## PROBLEM STATEMENT
All of the lines below are to be printed again exactly; images are excluded from the output.

## SOURCE MATERIAL

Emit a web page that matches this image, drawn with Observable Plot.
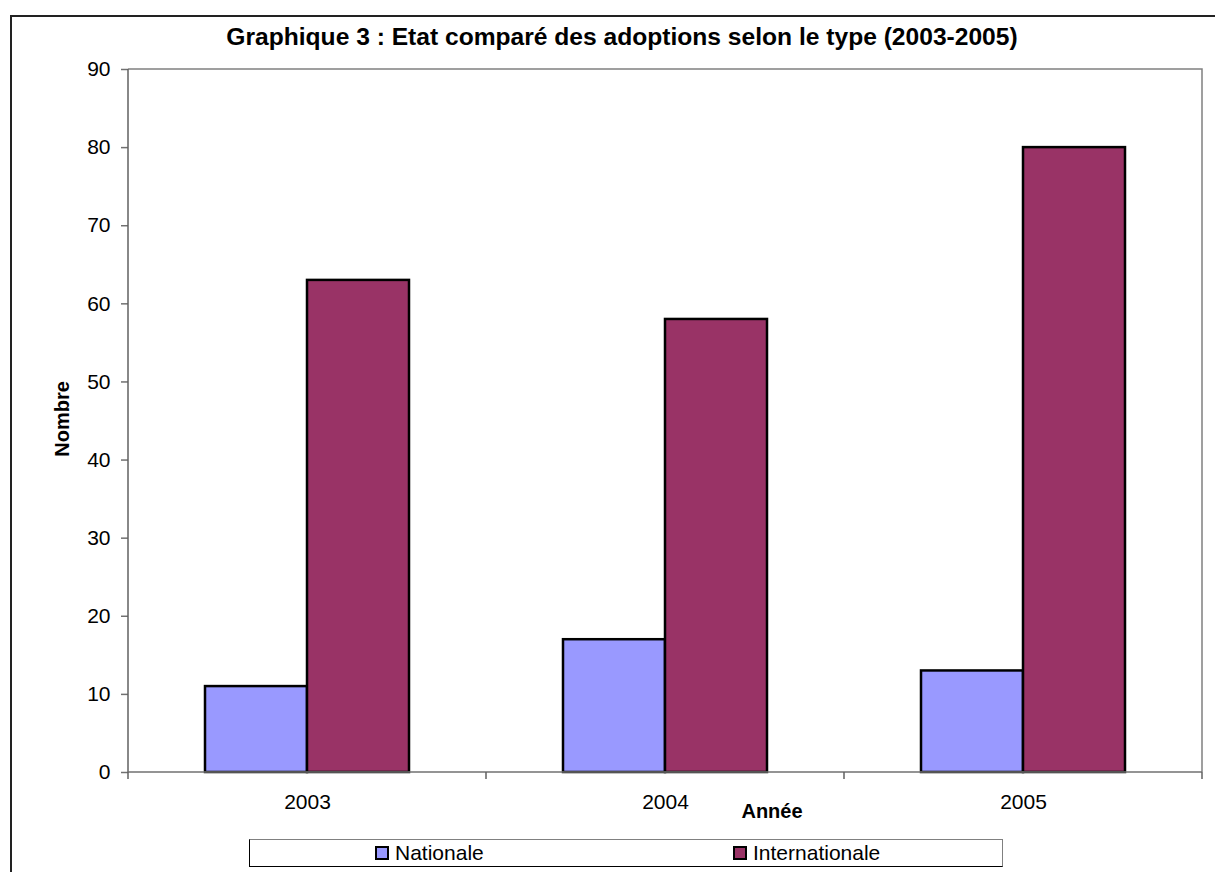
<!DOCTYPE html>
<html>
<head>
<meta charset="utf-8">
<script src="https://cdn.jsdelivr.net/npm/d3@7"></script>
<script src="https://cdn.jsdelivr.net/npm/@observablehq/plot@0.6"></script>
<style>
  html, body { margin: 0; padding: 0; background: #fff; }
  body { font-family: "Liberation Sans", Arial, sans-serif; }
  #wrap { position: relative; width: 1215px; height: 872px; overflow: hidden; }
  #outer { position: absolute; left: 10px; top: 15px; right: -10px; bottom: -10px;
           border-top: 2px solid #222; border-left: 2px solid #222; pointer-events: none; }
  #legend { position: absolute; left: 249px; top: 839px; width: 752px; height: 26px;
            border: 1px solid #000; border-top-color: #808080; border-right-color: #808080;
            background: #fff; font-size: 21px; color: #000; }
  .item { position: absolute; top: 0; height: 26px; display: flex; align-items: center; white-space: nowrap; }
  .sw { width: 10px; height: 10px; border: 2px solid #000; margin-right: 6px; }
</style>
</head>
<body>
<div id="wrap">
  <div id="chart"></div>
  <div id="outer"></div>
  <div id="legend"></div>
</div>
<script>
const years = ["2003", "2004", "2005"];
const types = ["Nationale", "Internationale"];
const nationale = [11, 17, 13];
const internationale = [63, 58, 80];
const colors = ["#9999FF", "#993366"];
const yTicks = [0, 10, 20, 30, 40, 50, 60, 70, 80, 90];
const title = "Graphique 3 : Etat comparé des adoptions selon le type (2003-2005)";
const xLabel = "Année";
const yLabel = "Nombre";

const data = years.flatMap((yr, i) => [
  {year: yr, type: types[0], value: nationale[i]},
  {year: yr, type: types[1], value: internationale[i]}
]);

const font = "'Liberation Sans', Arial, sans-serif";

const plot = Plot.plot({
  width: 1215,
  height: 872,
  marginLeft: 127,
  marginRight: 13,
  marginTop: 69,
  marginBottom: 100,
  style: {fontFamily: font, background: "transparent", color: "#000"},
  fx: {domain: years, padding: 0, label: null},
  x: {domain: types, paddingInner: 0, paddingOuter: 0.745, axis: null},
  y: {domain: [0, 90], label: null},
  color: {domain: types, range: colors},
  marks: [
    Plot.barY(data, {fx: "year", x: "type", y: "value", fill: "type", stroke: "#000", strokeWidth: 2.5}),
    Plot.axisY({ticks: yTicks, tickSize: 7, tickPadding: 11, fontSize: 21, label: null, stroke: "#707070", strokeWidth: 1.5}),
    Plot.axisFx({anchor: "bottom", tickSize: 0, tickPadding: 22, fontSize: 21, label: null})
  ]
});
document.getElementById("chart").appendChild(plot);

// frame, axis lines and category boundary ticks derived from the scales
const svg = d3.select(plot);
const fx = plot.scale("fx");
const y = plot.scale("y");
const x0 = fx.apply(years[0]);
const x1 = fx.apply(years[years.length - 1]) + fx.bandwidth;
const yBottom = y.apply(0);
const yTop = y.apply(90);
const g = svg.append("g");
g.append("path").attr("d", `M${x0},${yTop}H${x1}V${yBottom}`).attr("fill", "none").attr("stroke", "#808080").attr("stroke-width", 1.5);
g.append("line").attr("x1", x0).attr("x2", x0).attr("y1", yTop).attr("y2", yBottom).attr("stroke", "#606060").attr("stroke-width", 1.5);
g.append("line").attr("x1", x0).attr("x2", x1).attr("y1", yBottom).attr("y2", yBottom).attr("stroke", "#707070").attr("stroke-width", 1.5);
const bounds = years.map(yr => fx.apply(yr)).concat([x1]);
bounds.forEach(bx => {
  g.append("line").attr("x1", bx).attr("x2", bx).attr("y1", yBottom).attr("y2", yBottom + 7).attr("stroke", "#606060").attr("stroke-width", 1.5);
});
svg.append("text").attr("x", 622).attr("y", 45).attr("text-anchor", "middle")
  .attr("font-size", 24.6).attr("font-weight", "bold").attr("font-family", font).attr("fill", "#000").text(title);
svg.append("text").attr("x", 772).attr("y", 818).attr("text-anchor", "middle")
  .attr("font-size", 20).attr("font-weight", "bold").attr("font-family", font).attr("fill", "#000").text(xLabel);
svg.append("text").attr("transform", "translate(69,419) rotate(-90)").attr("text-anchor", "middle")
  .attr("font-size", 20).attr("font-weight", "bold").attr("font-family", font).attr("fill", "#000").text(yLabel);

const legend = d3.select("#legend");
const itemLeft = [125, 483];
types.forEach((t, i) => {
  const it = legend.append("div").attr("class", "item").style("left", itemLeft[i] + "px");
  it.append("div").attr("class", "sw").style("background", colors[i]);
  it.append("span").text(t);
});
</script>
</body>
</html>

## PROBLEM SOLUTION
Emit a web page that matches this image, drawn with Observable Plot.
<!DOCTYPE html>
<html>
<head>
<meta charset="utf-8">
<script src="https://cdn.jsdelivr.net/npm/d3@7"></script>
<script src="https://cdn.jsdelivr.net/npm/@observablehq/plot@0.6"></script>
<style>
  html, body { margin: 0; padding: 0; background: #fff; }
  body { font-family: "Liberation Sans", Arial, sans-serif; }
  #wrap { position: relative; width: 1215px; height: 872px; overflow: hidden; }
  #outer { position: absolute; left: 10px; top: 15px; right: -10px; bottom: -10px;
           border-top: 2px solid #222; border-left: 2px solid #222; pointer-events: none; }
  #legend { position: absolute; left: 249px; top: 839px; width: 752px; height: 26px;
            border: 1px solid #000; border-top-color: #808080; border-right-color: #808080;
            background: #fff; font-size: 21px; color: #000; }
  .item { position: absolute; top: 0; height: 26px; display: flex; align-items: center; white-space: nowrap; }
  .sw { width: 10px; height: 10px; border: 2px solid #000; margin-right: 6px; }
</style>
</head>
<body>
<div id="wrap">
  <div id="chart"></div>
  <div id="outer"></div>
  <div id="legend"></div>
</div>
<script>
const years = ["2003", "2004", "2005"];
const types = ["Nationale", "Internationale"];
const nationale = [11, 17, 13];
const internationale = [63, 58, 80];
const colors = ["#9999FF", "#993366"];
const yTicks = [0, 10, 20, 30, 40, 50, 60, 70, 80, 90];
const title = "Graphique 3 : Etat comparé des adoptions selon le type (2003-2005)";
const xLabel = "Année";
const yLabel = "Nombre";

const data = years.flatMap((yr, i) => [
  {year: yr, type: types[0], value: nationale[i]},
  {year: yr, type: types[1], value: internationale[i]}
]);

const font = "'Liberation Sans', Arial, sans-serif";

const plot = Plot.plot({
  width: 1215,
  height: 872,
  marginLeft: 127,
  marginRight: 13,
  marginTop: 69,
  marginBottom: 100,
  style: {fontFamily: font, background: "transparent", color: "#000"},
  fx: {domain: years, padding: 0, label: null},
  x: {domain: types, paddingInner: 0, paddingOuter: 0.745, axis: null},
  y: {domain: [0, 90], label: null},
  color: {domain: types, range: colors},
  marks: [
    Plot.barY(data, {fx: "year", x: "type", y: "value", fill: "type", stroke: "#000", strokeWidth: 2.5}),
    Plot.axisY({ticks: yTicks, tickSize: 7, tickPadding: 11, fontSize: 21, label: null, stroke: "#707070", strokeWidth: 1.5}),
    Plot.axisFx({anchor: "bottom", tickSize: 0, tickPadding: 22, fontSize: 21, label: null})
  ]
});
document.getElementById("chart").appendChild(plot);

// frame, axis lines and category boundary ticks derived from the scales
const svg = d3.select(plot);
const fx = plot.scale("fx");
const y = plot.scale("y");
const x0 = fx.apply(years[0]);
const x1 = fx.apply(years[years.length - 1]) + fx.bandwidth;
const yBottom = y.apply(0);
const yTop = y.apply(90);
const g = svg.append("g");
g.append("path").attr("d", `M${x0},${yTop}H${x1}V${yBottom}`).attr("fill", "none").attr("stroke", "#808080").attr("stroke-width", 1.5);
g.append("line").attr("x1", x0).attr("x2", x0).attr("y1", yTop).attr("y2", yBottom).attr("stroke", "#606060").attr("stroke-width", 1.5);
g.append("line").attr("x1", x0).attr("x2", x1).attr("y1", yBottom).attr("y2", yBottom).attr("stroke", "#707070").attr("stroke-width", 1.5);
const bounds = years.map(yr => fx.apply(yr)).concat([x1]);
bounds.forEach(bx => {
  g.append("line").attr("x1", bx).attr("x2", bx).attr("y1", yBottom).attr("y2", yBottom + 7).attr("stroke", "#606060").attr("stroke-width", 1.5);
});
svg.append("text").attr("x", 622).attr("y", 45).attr("text-anchor", "middle")
  .attr("font-size", 24.6).attr("font-weight", "bold").attr("font-family", font).attr("fill", "#000").text(title);
svg.append("text").attr("x", 772).attr("y", 818).attr("text-anchor", "middle")
  .attr("font-size", 20).attr("font-weight", "bold").attr("font-family", font).attr("fill", "#000").text(xLabel);
svg.append("text").attr("transform", "translate(69,419) rotate(-90)").attr("text-anchor", "middle")
  .attr("font-size", 20).attr("font-weight", "bold").attr("font-family", font).attr("fill", "#000").text(yLabel);

const legend = d3.select("#legend");
const itemLeft = [125, 483];
types.forEach((t, i) => {
  const it = legend.append("div").attr("class", "item").style("left", itemLeft[i] + "px");
  it.append("div").attr("class", "sw").style("background", colors[i]);
  it.append("span").text(t);
});
</script>
</body>
</html>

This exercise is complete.